If you haven't picked up on it, this is not something anyone should be doing on a regular basis. Explicitly bypassing type protection is generally considered poor form. Those of you with weak stomachs can turn back now, because we're going to start looking at memory layouts.
To cast a location in memory into a struct, we need to know what the shape of the data is at that location. Poking around in the C documentation, we can see that all Python objects start the same way.
struct PyObject { // note: this is fudged quite a bit.
int ob_refcnt; // The number of references to this object
PyObject *ob_type; // A pointer to the object representing the Python class of the object
};
dictproxy
objects are an extension of that.

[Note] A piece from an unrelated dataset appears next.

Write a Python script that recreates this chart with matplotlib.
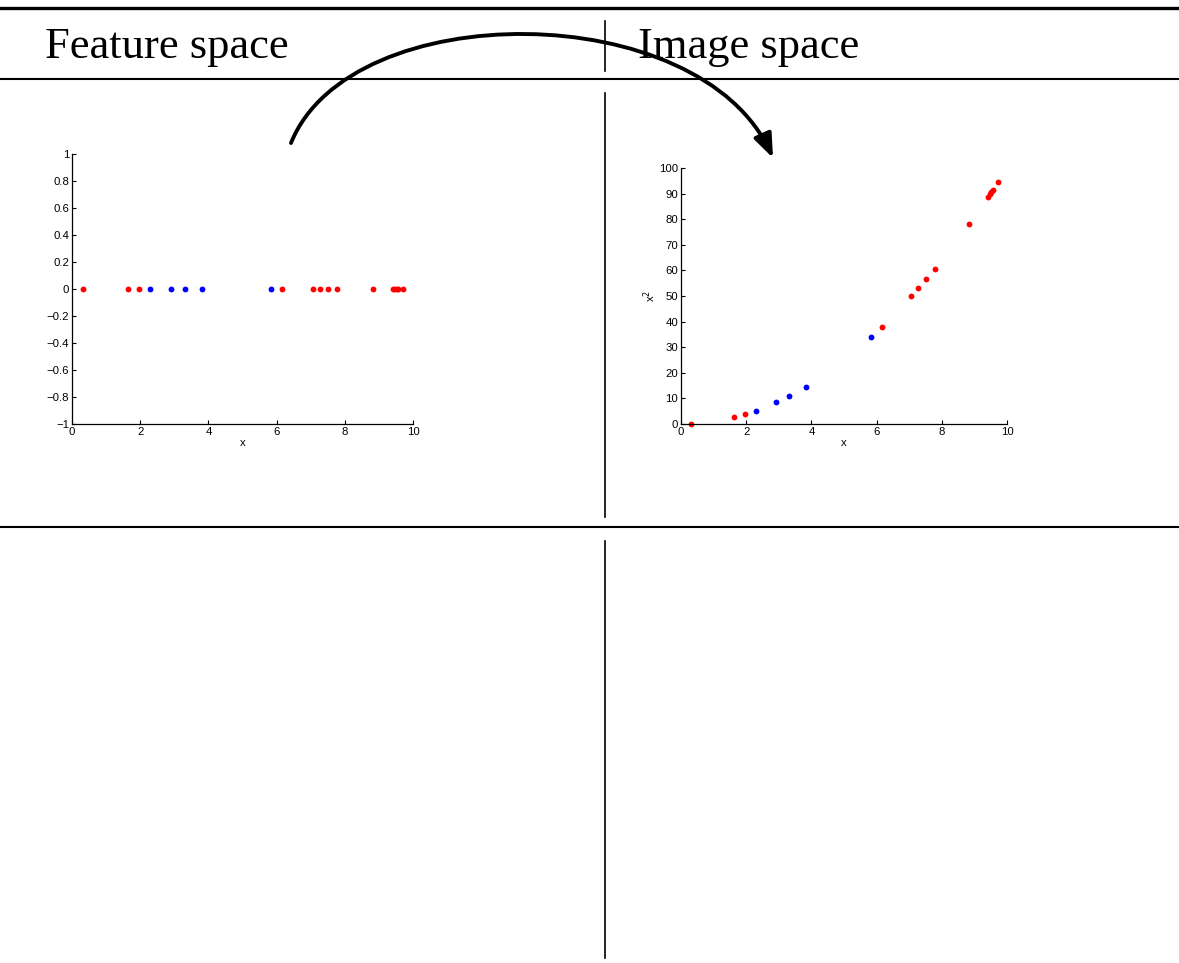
import numpy as np
import matplotlib.pyplot as plt
from matplotlib.lines import Line2D
from matplotlib.patches import FancyArrowPatch
from matplotlib.path import Path

# data
red_x = [0.32, 1.64, 1.97, 6.16, 7.07, 7.28, 7.52, 7.78, 8.83, 9.42, 9.47, 9.52, 9.57, 9.72]
blue_x = [2.29, 2.91, 3.32, 3.82, 5.84]
left_yticks = [-1, -0.8, -0.6, -0.4, -0.2, 0, 0.2, 0.4, 0.6, 0.8, 1]
left_yticklabels = ['\u22121', '\u22120.8', '\u22120.6', '\u22120.4', '\u22120.2', '0',
                    '0.2', '0.4', '0.6', '0.8', '1']
right_yticks = [0, 10, 20, 30, 40, 50, 60, 70, 80, 90, 100]
xticks = [0, 2, 4, 6, 8, 10]
headers = ['Feature space', 'Image space']

W, H = 1179, 963
fig = plt.figure(figsize=(W / 100, H / 100), dpi=100)


def fx(px):
    return px / W


def fy(py):
    return 1 - py / H


def style_axes(ax):
    for s in ['top', 'right']:
        ax.spines[s].set_visible(False)
    for s in ['left', 'bottom']:
        ax.spines[s].set_linewidth(0.9)
    ax.tick_params(direction='in', length=3, width=0.8, labelsize=8.2, pad=2)
    for lab in ax.get_xticklabels() + ax.get_yticklabels():
        lab.set_fontfamily('Liberation Sans')


red_x = np.array(red_x)
blue_x = np.array(blue_x)

# left: feature space (1D)
ax1 = fig.add_axes([fx(72), fy(424), fx(413 - 72), (424 - 154) / H])
ax1.plot(red_x, np.zeros_like(red_x), 'o', color='red', ms=4.2, mec='none')
ax1.plot(blue_x, np.zeros_like(blue_x), 'o', color='blue', ms=4.2, mec='none')
ax1.set_xlim(0, 10)
ax1.set_ylim(-1, 1)
ax1.set_xticks(xticks)
ax1.set_yticks(left_yticks)
ax1.set_yticklabels(left_yticklabels)
ax1.set_xlabel('x', fontsize=8.2, family='Liberation Sans', labelpad=1)
style_axes(ax1)

# right: image space (x, x^2)
ax2 = fig.add_axes([fx(681), fy(424), fx(1007 - 681), (424 - 168) / H])
ax2.plot(red_x, red_x ** 2, 'o', color='red', ms=4.2, mec='none', clip_on=False)
ax2.plot(blue_x, blue_x ** 2, 'o', color='blue', ms=4.2, mec='none')
ax2.set_xlim(0, 10)
ax2.set_ylim(0, 100)
ax2.set_xticks(xticks)
ax2.set_yticks(right_yticks)
ax2.set_xlabel('x', fontsize=8.2, family='Liberation Sans', labelpad=1)
ax2.set_ylabel(r'x$^2$', fontsize=8.2, family='Liberation Sans', labelpad=1)
style_axes(ax2)

# table rules
fig.add_artist(Line2D([0, 1], [fy(8), fy(8)], transform=fig.transFigure, color='black', lw=2.4))
fig.add_artist(Line2D([0, 1], [fy(79), fy(79)], transform=fig.transFigure, color='black', lw=1.5))
fig.add_artist(Line2D([0, 1], [fy(527), fy(527)], transform=fig.transFigure, color='black', lw=1.5))
for y0, y1 in [(21, 71), (93, 517), (541, 958)]:
    fig.add_artist(Line2D([fx(605), fx(605)], [fy(y0), fy(y1)], transform=fig.transFigure,
                          color='black', lw=1.2))

fig.text(fx(45), fy(58), headers[0], fontsize=32, family='Liberation Serif', va='baseline', ha='left')
fig.text(fx(638), fy(58), headers[1], fontsize=32, family='Liberation Serif', va='baseline', ha='left')

# curved arrow from feature space to image space
verts = [(fx(291), fy(143)), (fx(350), fy(-4)), (fx(700), fy(-4)), (fx(773), fy(158))]
codes = [Path.MOVETO, Path.CURVE4, Path.CURVE4, Path.CURVE4]
arrow = FancyArrowPatch(path=Path(verts, codes), transform=fig.transFigure,
                        arrowstyle='-|>,head_length=9,head_width=3.5', lw=2.8,
                        color='black', mutation_scale=1.6)
fig.add_artist(arrow)

fig.savefig('out.png', dpi=100)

The extension is complicated and I couldn't make sense of the entire thing, but we don't need the entire thing, just the location of the dictionary that it hides.
struct DictProxy {
int ob_refcnt; // Standard PyObject headers
PyObject *ob_type;
PyObject *dict; // The beginning of DictProxy specific attributes
};
Taking cues from a module, forbidden fruit that did exactly this process, we have the following definitions.
import ctypes
class PyObject(ctypes.Structure):
pass
PyObject._fields_ = [ ('ob_refcnt', ctypes.c_int),
('ob_type', ctypes.POINTER(PyObject)) ]
class DictProxy(PyObject):
_fields_ = [('dict', ctypes.POINTER(PyObject))]
list_proxy_dict = DictProxy.from_address(id(list.__dict__))
These are python classes which map directly to C structures which are imposed onto a chunk of memory that contains a python object. In no less confusing terms, we've cast the Python object to a C struct in Python's C structure interface. Yeah. It may take a bit of chewing to swallow that one. Now all we need to do is extract the dict
member and cast it back to a regular python dictionary.
This turns out to be an equally tricky process, and credit once again goes to the forbidden fruit module for this trick. Without dragging it on too much, here's what we do:
- Create a dictionary in Python
- Using C functions, assign the C version of the
DictProxy
's dictionary to an element in that dictionary - Access that element using regular Python dictionary access, and hopefully it's been converted back to regular Python object.
In practice, this looks like this:
conversion_dict = {}
ctypes.pythonapi.PyDict_SetItem(
ctypes.py_object(conversion_dict),
ctypes.py_object("list_dict"),
list_proxy_dict.dict
)
hackable_list = conversion_dict['list_dict']
It took some doing and crossing some language boundaries that were never really meant to be crossed, but we have access to the dictionary that powers lists, which means we can indeed add arbitrary methods to builtins. Using our filter from earlier,
hackable_list['filter'] = filter
my_l = range(5)
def odd(item)
return item % 2 == 1
print(my_l.filter(odd))
>> [1, 3, 5]
TL;DR: Yes. You can monkeypatch new methods into python's built-in classes.